The freeway was destroyed in the earthquake of 1989, after which the area became much more open to development. Developers have put a much higher price tag on living in West Oakland, according to the East Bay Express. The development process is "transferring homes where people have lived a long time, raised families, been part of the community, to younger folks, mostly white," Maurice Weeks, campaign coordinator for the Alliance of Californians for Community Empowerment (ACCE) told the Express.
Patty Flores, a real estate agent in West and East Oakland, told the Express a lot of the blight is being addressed, "but it's kind of pushing the poor or average buyer out of the loop."
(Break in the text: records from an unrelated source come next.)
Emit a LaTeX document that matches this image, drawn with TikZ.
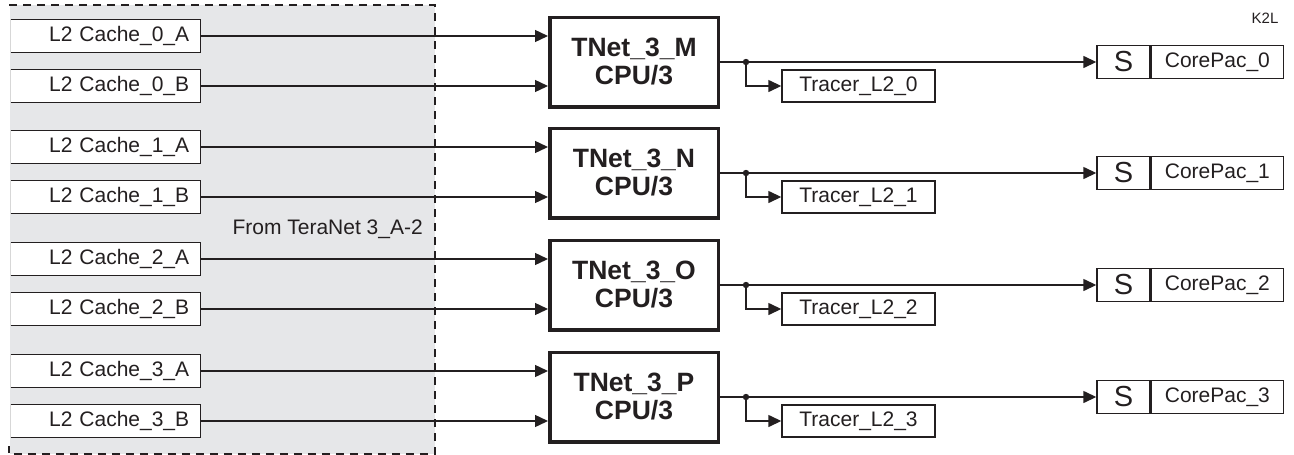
\documentclass[tikz,border=0pt]{standalone}
\usepackage{fontspec}
\setmainfont{Liberation Sans}
\usetikzlibrary{arrows.meta}
\definecolor{bggray}{RGB}{230,231,233}
\definecolor{ink}{RGB}{35,31,32}
\definecolor{faint}{RGB}{215,215,215}
\begin{document}
\begin{tikzpicture}[x=1pt,y=-1pt,
  every node/.style={text=ink},
  lw/.style={line width=1.4pt, draw=ink},
  cache/.style={fill=white, minimum height=33pt, text width=168pt, inner xsep=11pt, inner ysep=0pt, align=right, anchor=west, font=\fontsize{21}{24}\selectfont},
  tnet/.style={draw=ink, line width=3.5pt, fill=white, minimum width=168.5pt, minimum height=89.5pt, inner sep=0pt, align=center, font=\bfseries\fontsize{26.5}{28}\selectfont},
  tracer/.style={lw, fill=white, minimum width=153pt, minimum height=32pt, inner sep=0pt, font=\fontsize{21}{24}\selectfont},
  sbox/.style={lw, minimum width=53pt, minimum height=33pt, inner sep=0pt, font=\fontsize{29}{30}\selectfont},
  core/.style={lw, minimum width=132pt, minimum height=33pt, inner sep=0pt, anchor=west, font=\fontsize{21}{24}\selectfont},
  conn/.style={lw, -{Triangle[length=13pt,width=12pt]}},
  plain/.style={font=\fontsize{21}{24}\selectfont, inner sep=0pt}
]
\useasboundingbox (0,0) rectangle (1294,455);
\fill[bggray] (10,5) rectangle (435,454);
\draw[line width=1.4pt, draw=ink, dash pattern=on 8pt off 6pt] (9,5) -- (435,5) -- (435,454) -- (9,454) -- (9,446);
\node[plain, anchor=east] (from) at (423,229) {From TeraNet 3\_A-2};
\node[font=\fontsize{15}{18}\selectfont, inner sep=0pt] (k2l) at (1265,18) {K2L};
\foreach \i/\y/\L in {0/36/M,1/147/N,2/259/O,3/371/P}{
  \node[cache] (ca\i) at (10,\y) {L2 Cache\_\i\_A};
  \node[cache] (cb\i) at (10,{\y+50}) {L2 Cache\_\i\_B};
  \draw[lw] (ca\i.north west) -| (ca\i.south east) -- (ca\i.south west);
  \draw[lw] (cb\i.north west) -| (cb\i.south east) -- (cb\i.south west);
  \draw[faint, line width=0.8pt] (ca\i.north west) -- (ca\i.south west);
  \draw[faint, line width=0.8pt] (cb\i.north west) -- (cb\i.south west);
  \node[tnet] (t\i) at (634,{\y+26}) {TNet\_3\_\L\\CPU/3};
  \node[tracer] (tr\i) at (858.5,{\y+50}) {Tracer\_L2\_\i};
  \node[sbox] (s\i) at (1123.5,{\y+26}) {S};
  \node[core] (cp\i) at (s\i.east) {CorePac\_\i};
  \coordinate (j\i) at (746,{\y+26});
  \draw[conn] (ca\i.east) -- (ca\i.east -| t\i.west);
  \draw[conn] (cb\i.east) -- (cb\i.east -| t\i.west);
  \draw[conn] (t\i.east) -- (s\i.west);
  \fill[ink] (j\i) circle (3.2pt);
  \draw[conn] (j\i) |- (tr\i.west);
}
\end{tikzpicture}
\end{document}
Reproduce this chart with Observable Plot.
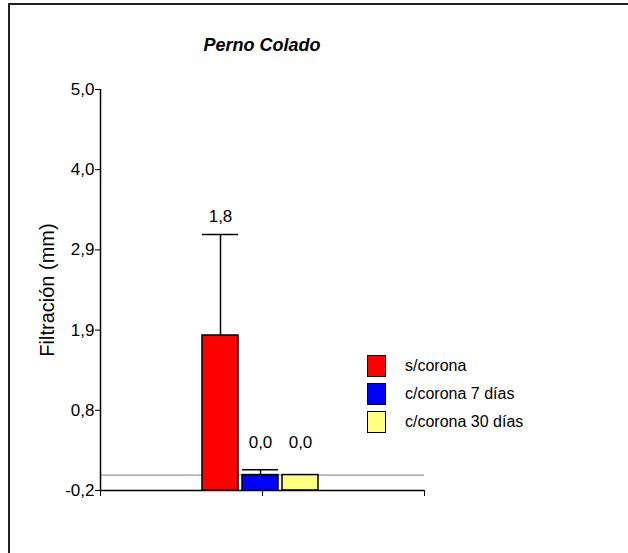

This San Francisco house is within reach of a family making $136,000 a year, or 117% of the income of the average-earning black family.
Gentrification is a cycle. The black families moving into or within these neighborhoods haven't been there forever, but these neighborhoods became black because they often had no choice. They were forced into these spaces by structural racism and the desire to keep people of color away from economic opportunity.
Follow the money. Services and amenities are often reserved for those with money. Spike Lee ended his speech on gentrification by saying, "[W]hy did it take this great influx of white people to get the schools better? Why's there more police protection in Bed Stuy and Harlem now? Why's the garbage getting picked up more regularly? We've been here!"
Lee is expressing frustration with the treatment of poor minorities by the city as people who are unworthy of basic services, including sanitation, protection and education. For Lee, the right to live in a clean, safe neighborhood where children can receive a good education is more than an amenity, it's a need.